In one of her best chapters, Annunzio focuses on the ongoing struggle between baby boomers and the X and Y generations. Her solution is unequivocal: If leadership today is all about attracting and retaining talent and guiding and coaching collaboration, boomers in older companies have to come to terms with the legitimate aspirations of younger employees and adopt new approaches to keeping them engaged and productive.

Annunzio ends each chapter with coaching tips, diagnostics, and other tools. The take-aways are useful, but the message is even more important: If you want to become a leader in the new economy, the first transformation you have to effect is your own.
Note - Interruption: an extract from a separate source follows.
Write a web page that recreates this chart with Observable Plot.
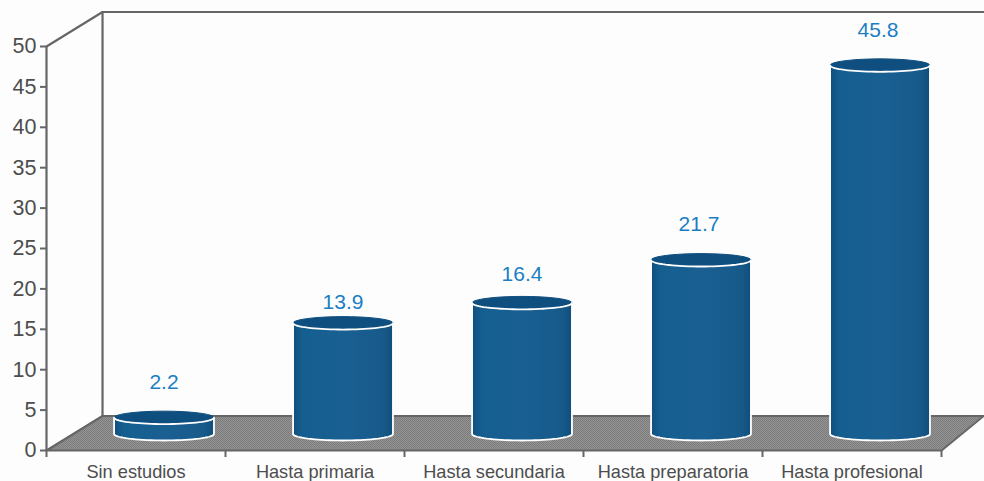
<!DOCTYPE html>
<html><head><meta charset="utf-8">
<script src="https://cdn.jsdelivr.net/npm/d3@7"></script>
<script src="https://cdn.jsdelivr.net/npm/@observablehq/plot@0.6"></script>
<style>html,body{margin:0;padding:0;background:#fdfdfe;overflow:hidden}svg{display:block}</style>
</head><body><div id="c"></div>
<script>
const categories = ["Sin estudios","Hasta primaria","Hasta secundaria","Hasta preparatoria","Hasta profesional"];
const values = [2.2,13.9,16.4,21.7,45.8];
const valueLabels = ["2.2","13.9","16.4","21.7","45.8"];
const yTicks = [0,5,10,15,20,25,30,35,40,45,50];
const xTicks = [0,1,2,3,4,5];

// 3D perspective constants, in scale units
const depthX = 0.313, depthY = 4.27, floorRightX = 5.235, wallRightX = 5.4;
const midX = depthX/2, midY = 2.04, topShift = -0.17;
const rx = 0.279, ryUnits = 0.8;

const bars = categories.map((c,i)=>({c,i,v:values[i],label:valueLabels[i],cx:i+0.5+midX}));
const arc = (b,base,from,to)=>d3.range(0,37).map(k=>{
  const t = from+(to-from)*k/36;
  return {id:b.i,x:b.cx+rx*Math.cos(t),y:base+ryUnits*Math.sin(t)};
});
const bodies = bars.flatMap(b=>[
  ...arc(b,midY+b.v+topShift,Math.PI,2*Math.PI),
  ...arc(b,midY,0,-Math.PI),
  ...arc(b,midY+b.v+topShift,Math.PI,Math.PI+0.001)
]);
const tops = bars.flatMap(b=>arc(b,midY+b.v+topShift,0,2*Math.PI));

const floorEdge = [{x1:0,y1:0,x2:depthX,y2:depthY},{x1:5,y1:0,x2:floorRightX,y2:depthY}];
const wall = [{x:0,y:50},{x:depthX,y:50+depthY},{x:wallRightX,y:50+depthY}];
const wallV = [{x:depthX,y:depthY},{x:depthX,y:50+depthY}];
const floorOutline = [{x:0,y:0},{x:depthX,y:depthY},{x:floorRightX,y:depthY},{x:5,y:0},{x:0,y:0}];

const labelShiftY = [0,15,7,0,0];
const labelShiftX = [0,0,0,-2,-2];
const axisC = "#666";

const defs = ()=>{
  const d = d3.create("svg:defs");
  const g = d.append("linearGradient").attr("id","body");
  [[0,"#0f507f"],[.1,"#155f90"],[.55,"#1a5f92"],[.9,"#175a8a"],[1,"#114e7a"]].forEach(([o,c])=>g.append("stop").attr("offset",o).attr("stop-color",c));
  const p = d.append("pattern").attr("id","floor").attr("width",2).attr("height",2).attr("patternUnits","userSpaceOnUse");
  p.append("rect").attr("width",2).attr("height",2).attr("fill","#949494");
  p.append("rect").attr("width",1).attr("height",1).attr("fill","#7c7c7c");
  p.append("rect").attr("x",1).attr("y",1).attr("width",1).attr("height",1).attr("fill","#7c7c7c");
  return d.node();
};

const chart = Plot.plot({
  width:984,height:481,
  marginLeft:46,marginRight:43,marginTop:46,marginBottom:31,
  style:{background:"#fdfdfe",fontFamily:"'Liberation Sans',Arial,sans-serif",overflow:"hidden"},
  x:{type:"linear",domain:[0,5],axis:null},
  y:{type:"linear",domain:[0,50],axis:null},
  marks:[
    defs,
    Plot.area(floorEdge,{x1:"x1",y1:"y1",x2:"x2",y2:"y2",fill:"url(#floor)"}),
    Plot.line(floorOutline,{x:"x",y:"y",stroke:axisC,strokeWidth:2.2}),
    Plot.line(wall,{x:"x",y:"y",stroke:axisC,strokeWidth:2.2}),
    Plot.line(wallV,{x:"x",y:"y",stroke:axisC,strokeWidth:2.2}),
    Plot.ruleX([0],{y1:0,y2:50,stroke:axisC,strokeWidth:2.2}),
    Plot.axisY({ticks:yTicks,tickSize:6,tickPadding:4,stroke:axisC,strokeWidth:2,fill:"#4d4d4d",fontSize:21.5,label:null,anchor:"left"}),
    Plot.axisX({ticks:xTicks,tickSize:7,stroke:axisC,strokeWidth:2,tickFormat:()=>"",label:null,anchor:"bottom"}),
    Plot.line(tops,{x:"x",y:"y",z:"id",fill:"#0f4f80",stroke:"#0f4f80",strokeWidth:1}),
    Plot.line(bodies,{x:"x",y:"y",z:"id",fill:"url(#body)",stroke:"#fff",strokeWidth:1.8}),
    ...bars.map(b=>Plot.text([b],{x:"cx",y:d=>d.v+midY,text:"label",dx:labelShiftX[b.i],dy:-34+labelShiftY[b.i],fill:"#1b7ec2",fontSize:21})),
    Plot.text(bars,{x:d=>d.i+0.5,y:0,text:"c",dy:22,fill:"#4d4d4d",fontSize:18.2})
  ]
});
document.getElementById("c").append(chart);
</script></body></html>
Which also happens to be Robert Hargrove's fundamental message. Like Annunzio, Hargrove gets off to an e-xceedingly e-xasperating start. Writing of AOL's TimeWarner acquisition, he observes, "To me, this was a historic moment in that it represented a single event in which the new eEconomy, based on electronic connections, trumped the old iEconomy based on physical mass." All I can say is, if we're going to spend the next 20 years putting little vowels in front of all of the words that describe the new economy, it's going to be a long 20 years.

But Hargrove soon tells us what he thinks is different about leadership today: It's a potent mixture of new-economy business practices -- leaders acting as entrepreneurs rather than as caretakers -- and New Age personal-growth exercises -- "declaring the future" rather than just accepting whatever happens.